(What you are asked to do) Pictures do not belong in the output. Reproduce exactly the lines from the start of the records through the line with "from bokeh.resources import INLINE".
--- begin ---
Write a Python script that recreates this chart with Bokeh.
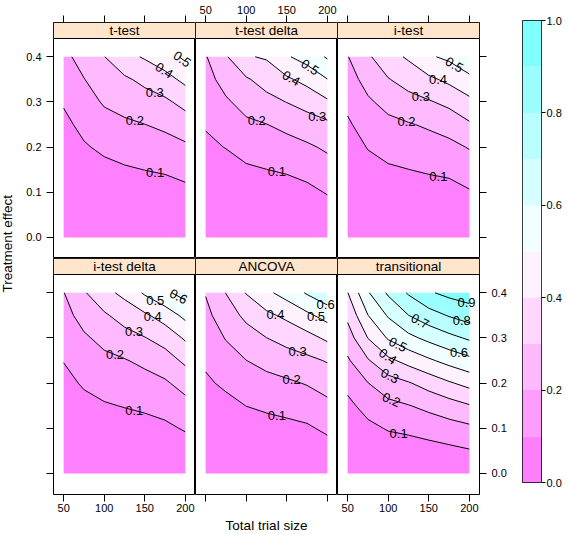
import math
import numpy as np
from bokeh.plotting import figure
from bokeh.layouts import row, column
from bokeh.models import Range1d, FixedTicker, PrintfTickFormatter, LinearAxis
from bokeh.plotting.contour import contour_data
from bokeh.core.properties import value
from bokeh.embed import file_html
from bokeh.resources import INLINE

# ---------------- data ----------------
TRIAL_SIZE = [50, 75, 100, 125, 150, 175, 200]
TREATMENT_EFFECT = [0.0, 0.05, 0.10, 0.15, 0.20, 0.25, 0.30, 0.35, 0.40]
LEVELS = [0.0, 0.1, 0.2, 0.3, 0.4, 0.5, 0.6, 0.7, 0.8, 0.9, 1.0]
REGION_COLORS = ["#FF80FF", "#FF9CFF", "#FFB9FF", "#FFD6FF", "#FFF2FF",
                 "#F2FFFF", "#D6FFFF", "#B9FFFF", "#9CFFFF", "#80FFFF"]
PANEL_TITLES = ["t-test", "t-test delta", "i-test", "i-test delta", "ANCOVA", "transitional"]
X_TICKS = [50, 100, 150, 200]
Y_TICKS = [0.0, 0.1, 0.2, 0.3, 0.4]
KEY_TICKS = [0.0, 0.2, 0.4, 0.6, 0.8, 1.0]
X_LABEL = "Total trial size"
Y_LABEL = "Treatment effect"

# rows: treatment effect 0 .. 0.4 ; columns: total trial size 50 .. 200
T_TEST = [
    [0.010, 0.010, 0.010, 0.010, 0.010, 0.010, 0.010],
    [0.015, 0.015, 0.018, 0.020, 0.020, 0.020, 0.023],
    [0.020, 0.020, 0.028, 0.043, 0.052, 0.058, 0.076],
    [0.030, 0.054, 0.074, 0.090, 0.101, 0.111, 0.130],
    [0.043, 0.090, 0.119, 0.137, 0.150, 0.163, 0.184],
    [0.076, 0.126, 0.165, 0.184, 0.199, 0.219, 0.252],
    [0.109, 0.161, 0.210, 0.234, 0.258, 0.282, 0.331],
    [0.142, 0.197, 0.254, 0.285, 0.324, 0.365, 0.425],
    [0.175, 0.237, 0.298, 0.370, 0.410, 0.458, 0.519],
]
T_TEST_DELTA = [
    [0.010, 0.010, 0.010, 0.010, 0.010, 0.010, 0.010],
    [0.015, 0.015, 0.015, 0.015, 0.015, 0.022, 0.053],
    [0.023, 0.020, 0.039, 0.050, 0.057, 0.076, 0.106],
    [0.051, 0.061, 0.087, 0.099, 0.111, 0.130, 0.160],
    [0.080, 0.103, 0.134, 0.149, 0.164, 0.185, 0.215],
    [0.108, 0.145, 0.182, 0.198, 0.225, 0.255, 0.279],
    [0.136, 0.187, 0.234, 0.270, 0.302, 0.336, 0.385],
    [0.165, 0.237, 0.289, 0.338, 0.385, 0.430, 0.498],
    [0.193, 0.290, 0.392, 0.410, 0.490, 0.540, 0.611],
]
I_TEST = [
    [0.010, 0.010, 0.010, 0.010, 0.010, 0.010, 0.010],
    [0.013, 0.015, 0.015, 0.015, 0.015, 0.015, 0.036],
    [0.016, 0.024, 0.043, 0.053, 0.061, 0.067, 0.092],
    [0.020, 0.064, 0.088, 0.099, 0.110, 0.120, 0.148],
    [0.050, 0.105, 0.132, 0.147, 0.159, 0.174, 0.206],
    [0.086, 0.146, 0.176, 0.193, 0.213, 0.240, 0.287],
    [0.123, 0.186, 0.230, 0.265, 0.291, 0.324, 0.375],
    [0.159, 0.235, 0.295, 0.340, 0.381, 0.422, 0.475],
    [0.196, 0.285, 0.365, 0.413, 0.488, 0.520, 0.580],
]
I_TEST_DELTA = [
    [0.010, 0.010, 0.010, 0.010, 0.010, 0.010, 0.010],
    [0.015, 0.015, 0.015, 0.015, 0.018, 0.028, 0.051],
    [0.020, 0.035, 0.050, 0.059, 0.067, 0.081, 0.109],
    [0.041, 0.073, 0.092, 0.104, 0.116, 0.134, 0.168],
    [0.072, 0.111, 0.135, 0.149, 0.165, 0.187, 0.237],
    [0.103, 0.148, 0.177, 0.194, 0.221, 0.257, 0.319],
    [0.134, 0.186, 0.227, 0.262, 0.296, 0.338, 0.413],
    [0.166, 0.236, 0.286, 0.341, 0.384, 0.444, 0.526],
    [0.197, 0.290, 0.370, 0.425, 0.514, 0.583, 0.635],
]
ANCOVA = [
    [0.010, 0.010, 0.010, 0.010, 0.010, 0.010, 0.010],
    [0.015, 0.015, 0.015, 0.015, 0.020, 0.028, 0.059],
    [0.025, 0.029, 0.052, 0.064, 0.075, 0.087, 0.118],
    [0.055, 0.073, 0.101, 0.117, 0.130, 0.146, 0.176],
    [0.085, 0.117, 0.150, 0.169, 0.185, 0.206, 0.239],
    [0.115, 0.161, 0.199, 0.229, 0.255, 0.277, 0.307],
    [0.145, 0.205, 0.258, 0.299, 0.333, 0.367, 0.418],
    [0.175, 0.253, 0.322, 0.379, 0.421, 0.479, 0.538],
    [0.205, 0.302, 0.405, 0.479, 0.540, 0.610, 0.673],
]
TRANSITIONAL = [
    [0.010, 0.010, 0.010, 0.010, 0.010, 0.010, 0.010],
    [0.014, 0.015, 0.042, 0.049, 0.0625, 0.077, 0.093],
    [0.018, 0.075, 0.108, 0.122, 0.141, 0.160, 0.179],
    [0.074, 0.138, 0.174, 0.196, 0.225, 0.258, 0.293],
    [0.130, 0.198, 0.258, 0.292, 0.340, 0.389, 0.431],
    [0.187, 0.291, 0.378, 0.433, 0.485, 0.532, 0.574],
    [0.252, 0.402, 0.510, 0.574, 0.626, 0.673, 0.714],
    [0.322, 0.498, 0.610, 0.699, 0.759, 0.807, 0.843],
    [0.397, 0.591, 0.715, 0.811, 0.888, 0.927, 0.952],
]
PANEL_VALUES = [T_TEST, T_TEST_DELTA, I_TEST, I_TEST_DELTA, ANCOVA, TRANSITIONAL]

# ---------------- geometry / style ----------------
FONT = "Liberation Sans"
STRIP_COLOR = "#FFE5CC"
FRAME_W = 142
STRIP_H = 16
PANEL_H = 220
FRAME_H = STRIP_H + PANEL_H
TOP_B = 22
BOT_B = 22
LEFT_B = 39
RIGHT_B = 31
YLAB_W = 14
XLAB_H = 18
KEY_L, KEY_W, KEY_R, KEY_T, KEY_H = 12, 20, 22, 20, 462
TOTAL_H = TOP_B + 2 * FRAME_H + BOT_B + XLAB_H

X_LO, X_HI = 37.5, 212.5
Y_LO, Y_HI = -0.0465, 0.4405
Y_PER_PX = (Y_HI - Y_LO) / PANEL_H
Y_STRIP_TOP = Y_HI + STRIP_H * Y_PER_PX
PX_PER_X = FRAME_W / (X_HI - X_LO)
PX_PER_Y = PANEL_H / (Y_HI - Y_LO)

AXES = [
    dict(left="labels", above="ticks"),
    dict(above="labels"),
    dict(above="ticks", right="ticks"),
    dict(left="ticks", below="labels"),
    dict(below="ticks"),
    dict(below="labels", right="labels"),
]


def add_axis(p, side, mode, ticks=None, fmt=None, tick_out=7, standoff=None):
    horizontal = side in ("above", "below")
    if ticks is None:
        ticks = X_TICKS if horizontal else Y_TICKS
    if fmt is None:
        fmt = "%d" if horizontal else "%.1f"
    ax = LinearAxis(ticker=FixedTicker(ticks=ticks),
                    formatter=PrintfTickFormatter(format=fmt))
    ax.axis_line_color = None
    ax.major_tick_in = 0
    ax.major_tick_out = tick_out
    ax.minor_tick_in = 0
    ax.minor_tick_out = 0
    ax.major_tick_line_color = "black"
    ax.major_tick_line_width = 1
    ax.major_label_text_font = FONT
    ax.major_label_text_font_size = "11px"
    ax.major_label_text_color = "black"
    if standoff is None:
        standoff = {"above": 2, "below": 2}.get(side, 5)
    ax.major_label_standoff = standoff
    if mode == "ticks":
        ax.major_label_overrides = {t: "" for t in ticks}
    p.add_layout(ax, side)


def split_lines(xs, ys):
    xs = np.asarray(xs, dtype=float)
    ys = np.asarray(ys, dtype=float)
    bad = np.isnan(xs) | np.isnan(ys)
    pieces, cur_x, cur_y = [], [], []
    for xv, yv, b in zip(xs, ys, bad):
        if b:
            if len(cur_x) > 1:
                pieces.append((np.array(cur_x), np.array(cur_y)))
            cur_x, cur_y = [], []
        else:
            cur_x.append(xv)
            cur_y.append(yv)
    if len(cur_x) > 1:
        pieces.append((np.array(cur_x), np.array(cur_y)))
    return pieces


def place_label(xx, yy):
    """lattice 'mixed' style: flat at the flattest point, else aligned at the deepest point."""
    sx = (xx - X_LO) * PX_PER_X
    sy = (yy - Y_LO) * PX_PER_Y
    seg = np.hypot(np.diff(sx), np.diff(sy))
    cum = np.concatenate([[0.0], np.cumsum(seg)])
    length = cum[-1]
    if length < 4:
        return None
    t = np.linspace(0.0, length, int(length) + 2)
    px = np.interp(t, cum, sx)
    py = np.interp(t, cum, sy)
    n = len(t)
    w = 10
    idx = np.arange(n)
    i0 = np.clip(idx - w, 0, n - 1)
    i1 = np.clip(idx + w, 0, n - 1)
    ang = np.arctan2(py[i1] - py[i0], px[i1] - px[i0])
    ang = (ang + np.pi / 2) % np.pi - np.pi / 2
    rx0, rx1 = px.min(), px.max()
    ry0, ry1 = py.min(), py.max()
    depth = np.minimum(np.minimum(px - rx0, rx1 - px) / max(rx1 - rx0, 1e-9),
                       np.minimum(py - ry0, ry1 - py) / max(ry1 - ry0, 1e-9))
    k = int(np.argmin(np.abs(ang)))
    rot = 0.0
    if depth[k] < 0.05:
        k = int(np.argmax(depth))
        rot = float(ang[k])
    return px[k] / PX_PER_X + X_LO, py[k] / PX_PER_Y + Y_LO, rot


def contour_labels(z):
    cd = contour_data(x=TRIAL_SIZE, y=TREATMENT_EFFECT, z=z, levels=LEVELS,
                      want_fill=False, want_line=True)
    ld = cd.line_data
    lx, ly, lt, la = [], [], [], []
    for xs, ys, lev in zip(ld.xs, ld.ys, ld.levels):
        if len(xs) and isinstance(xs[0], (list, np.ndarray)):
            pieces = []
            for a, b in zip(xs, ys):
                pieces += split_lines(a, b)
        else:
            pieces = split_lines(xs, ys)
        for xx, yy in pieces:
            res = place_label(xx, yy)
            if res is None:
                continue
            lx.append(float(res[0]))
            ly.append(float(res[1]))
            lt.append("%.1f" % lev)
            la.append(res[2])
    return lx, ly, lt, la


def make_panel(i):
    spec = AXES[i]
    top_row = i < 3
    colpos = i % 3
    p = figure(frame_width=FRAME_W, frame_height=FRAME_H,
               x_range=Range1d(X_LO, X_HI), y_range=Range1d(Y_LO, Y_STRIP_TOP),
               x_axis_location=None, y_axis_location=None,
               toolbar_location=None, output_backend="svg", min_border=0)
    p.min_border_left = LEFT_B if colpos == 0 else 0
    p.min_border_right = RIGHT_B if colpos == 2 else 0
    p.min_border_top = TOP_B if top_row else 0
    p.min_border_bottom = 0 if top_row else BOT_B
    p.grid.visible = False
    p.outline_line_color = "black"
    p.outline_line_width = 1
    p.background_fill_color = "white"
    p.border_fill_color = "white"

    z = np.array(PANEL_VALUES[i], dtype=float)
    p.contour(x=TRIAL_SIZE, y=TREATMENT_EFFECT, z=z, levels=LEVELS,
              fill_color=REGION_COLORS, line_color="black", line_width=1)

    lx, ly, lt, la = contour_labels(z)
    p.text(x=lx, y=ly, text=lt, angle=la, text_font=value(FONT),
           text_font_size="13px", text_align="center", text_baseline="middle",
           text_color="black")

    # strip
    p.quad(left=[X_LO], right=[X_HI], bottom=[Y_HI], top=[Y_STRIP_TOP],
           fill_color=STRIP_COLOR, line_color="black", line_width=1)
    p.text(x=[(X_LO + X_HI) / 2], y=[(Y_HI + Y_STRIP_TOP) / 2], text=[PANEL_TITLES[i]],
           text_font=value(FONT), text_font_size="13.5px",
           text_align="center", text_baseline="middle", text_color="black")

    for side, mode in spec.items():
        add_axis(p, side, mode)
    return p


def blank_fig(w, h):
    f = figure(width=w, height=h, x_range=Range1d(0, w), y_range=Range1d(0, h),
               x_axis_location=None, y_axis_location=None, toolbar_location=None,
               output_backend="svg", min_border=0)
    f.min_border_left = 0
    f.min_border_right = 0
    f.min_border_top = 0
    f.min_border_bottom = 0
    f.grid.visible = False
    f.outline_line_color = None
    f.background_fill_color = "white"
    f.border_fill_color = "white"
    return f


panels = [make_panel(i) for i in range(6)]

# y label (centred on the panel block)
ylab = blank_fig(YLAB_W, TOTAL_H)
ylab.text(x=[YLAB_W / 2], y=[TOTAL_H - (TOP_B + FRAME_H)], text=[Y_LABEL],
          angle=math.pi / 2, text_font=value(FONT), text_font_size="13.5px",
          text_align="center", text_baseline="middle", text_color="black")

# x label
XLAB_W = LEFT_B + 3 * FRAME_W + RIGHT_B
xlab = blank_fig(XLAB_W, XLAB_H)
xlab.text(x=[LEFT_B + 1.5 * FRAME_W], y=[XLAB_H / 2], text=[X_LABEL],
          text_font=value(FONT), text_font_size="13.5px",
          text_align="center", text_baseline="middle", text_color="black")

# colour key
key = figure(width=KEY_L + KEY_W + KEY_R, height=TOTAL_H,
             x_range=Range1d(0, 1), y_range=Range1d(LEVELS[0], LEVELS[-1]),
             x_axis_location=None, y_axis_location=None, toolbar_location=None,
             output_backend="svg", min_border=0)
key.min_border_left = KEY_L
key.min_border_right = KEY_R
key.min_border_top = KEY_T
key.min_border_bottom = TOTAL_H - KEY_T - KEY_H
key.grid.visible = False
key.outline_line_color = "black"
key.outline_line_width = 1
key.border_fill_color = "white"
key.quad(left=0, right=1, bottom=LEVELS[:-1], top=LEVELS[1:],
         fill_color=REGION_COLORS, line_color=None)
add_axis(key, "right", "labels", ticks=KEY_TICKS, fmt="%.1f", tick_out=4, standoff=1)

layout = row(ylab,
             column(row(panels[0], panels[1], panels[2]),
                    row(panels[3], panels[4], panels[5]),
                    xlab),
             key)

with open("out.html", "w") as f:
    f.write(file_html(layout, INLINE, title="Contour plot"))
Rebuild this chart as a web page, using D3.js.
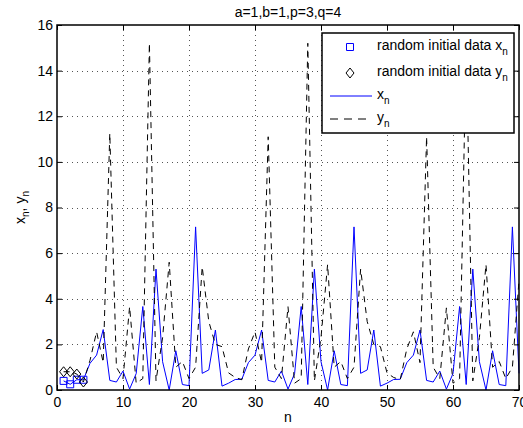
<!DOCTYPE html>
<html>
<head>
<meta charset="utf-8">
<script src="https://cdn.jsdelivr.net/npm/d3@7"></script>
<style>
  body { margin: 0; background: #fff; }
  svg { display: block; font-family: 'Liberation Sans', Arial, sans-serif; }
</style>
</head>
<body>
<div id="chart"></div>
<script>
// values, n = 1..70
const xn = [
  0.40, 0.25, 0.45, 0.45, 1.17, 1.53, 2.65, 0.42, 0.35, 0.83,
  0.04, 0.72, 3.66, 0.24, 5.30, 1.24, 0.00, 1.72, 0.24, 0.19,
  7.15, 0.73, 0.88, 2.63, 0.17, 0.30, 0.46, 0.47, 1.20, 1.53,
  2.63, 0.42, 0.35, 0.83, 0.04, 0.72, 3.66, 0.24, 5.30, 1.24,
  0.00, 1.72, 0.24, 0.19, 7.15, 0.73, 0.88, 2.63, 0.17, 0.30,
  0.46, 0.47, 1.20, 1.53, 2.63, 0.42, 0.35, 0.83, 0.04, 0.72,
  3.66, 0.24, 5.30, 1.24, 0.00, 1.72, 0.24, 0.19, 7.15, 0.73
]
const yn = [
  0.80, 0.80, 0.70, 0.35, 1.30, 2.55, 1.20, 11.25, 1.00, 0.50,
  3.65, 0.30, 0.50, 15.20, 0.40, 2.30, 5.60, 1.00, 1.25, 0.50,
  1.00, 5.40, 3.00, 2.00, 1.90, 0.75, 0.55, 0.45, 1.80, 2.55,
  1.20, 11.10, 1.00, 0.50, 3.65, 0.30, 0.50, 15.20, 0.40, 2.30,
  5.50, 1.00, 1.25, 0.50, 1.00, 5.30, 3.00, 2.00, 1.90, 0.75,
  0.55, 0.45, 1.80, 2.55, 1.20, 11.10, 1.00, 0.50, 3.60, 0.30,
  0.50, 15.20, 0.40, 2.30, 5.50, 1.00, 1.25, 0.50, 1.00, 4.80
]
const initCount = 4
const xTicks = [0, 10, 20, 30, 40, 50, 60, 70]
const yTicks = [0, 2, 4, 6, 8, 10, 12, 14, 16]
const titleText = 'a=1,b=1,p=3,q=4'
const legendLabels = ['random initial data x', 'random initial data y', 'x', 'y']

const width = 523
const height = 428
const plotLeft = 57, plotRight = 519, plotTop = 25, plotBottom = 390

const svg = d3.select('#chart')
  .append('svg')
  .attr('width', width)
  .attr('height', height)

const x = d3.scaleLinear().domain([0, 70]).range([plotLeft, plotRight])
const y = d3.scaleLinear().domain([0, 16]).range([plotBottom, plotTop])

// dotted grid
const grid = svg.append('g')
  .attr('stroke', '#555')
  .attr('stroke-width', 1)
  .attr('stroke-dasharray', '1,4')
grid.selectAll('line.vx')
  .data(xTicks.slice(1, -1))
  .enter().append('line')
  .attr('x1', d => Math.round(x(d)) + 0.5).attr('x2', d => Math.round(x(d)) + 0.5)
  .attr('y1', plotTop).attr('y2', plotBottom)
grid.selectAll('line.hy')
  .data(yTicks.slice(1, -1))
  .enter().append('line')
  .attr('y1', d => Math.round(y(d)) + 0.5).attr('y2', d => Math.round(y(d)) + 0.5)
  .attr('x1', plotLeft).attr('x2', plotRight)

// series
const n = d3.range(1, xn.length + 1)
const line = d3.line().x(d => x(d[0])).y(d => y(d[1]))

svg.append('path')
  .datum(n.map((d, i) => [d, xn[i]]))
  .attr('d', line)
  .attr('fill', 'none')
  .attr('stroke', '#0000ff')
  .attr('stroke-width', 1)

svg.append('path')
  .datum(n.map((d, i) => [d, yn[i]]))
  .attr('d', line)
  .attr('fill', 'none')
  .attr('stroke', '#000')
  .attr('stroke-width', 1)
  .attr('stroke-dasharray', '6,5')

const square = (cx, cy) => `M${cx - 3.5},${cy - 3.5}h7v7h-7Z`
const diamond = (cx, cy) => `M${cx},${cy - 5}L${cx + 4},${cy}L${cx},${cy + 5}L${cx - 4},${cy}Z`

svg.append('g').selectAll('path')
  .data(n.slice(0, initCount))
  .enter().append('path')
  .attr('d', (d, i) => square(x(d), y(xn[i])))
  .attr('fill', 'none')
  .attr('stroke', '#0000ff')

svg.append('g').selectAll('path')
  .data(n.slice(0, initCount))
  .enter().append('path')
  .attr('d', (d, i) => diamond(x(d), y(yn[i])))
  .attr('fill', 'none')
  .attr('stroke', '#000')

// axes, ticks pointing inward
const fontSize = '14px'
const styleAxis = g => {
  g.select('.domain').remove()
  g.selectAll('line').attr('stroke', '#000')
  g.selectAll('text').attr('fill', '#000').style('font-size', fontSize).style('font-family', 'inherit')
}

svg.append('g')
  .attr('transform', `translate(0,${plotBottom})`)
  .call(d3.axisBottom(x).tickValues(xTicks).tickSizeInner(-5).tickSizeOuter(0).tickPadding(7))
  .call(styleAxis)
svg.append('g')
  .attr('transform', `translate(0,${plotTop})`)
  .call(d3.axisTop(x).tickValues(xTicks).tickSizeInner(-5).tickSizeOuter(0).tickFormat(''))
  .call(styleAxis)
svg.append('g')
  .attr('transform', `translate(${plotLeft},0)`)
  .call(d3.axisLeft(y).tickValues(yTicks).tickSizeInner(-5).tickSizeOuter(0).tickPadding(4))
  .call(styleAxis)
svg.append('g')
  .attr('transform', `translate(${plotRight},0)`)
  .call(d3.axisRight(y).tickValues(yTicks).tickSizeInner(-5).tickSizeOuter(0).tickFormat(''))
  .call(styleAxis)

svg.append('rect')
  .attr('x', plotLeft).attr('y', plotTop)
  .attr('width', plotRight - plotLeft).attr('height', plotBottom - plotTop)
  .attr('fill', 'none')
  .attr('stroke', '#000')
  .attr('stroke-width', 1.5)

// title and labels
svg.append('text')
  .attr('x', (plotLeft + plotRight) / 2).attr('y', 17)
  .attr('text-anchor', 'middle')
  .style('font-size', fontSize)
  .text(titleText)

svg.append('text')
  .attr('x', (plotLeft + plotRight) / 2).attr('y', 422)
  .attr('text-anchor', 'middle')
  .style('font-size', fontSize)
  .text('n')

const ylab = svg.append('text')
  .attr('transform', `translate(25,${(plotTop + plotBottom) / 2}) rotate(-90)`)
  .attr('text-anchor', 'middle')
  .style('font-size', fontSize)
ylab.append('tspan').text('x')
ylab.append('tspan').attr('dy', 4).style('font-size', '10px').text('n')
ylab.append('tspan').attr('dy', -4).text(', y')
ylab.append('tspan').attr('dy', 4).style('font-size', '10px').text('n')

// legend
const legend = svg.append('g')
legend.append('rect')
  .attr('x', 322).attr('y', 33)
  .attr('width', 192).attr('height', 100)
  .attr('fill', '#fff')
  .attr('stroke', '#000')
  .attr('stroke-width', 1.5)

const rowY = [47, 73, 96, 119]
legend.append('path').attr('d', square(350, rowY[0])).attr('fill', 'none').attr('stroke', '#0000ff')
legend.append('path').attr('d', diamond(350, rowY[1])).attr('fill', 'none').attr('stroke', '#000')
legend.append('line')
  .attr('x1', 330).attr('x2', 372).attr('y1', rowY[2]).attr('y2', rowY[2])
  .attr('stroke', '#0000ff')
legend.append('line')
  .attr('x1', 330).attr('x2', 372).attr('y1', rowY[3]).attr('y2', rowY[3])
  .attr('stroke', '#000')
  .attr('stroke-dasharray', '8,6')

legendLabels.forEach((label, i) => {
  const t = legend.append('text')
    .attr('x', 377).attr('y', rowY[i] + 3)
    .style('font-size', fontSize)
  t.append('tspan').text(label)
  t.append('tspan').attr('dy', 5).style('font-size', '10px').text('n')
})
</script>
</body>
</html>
--- end ---
(Answer to the exercise)
Write a Python script that recreates this chart with Bokeh.
import math
import numpy as np
from bokeh.plotting import figure
from bokeh.layouts import row, column
from bokeh.models import Range1d, FixedTicker, PrintfTickFormatter, LinearAxis
from bokeh.plotting.contour import contour_data
from bokeh.core.properties import value
from bokeh.embed import file_html
from bokeh.resources import INLINE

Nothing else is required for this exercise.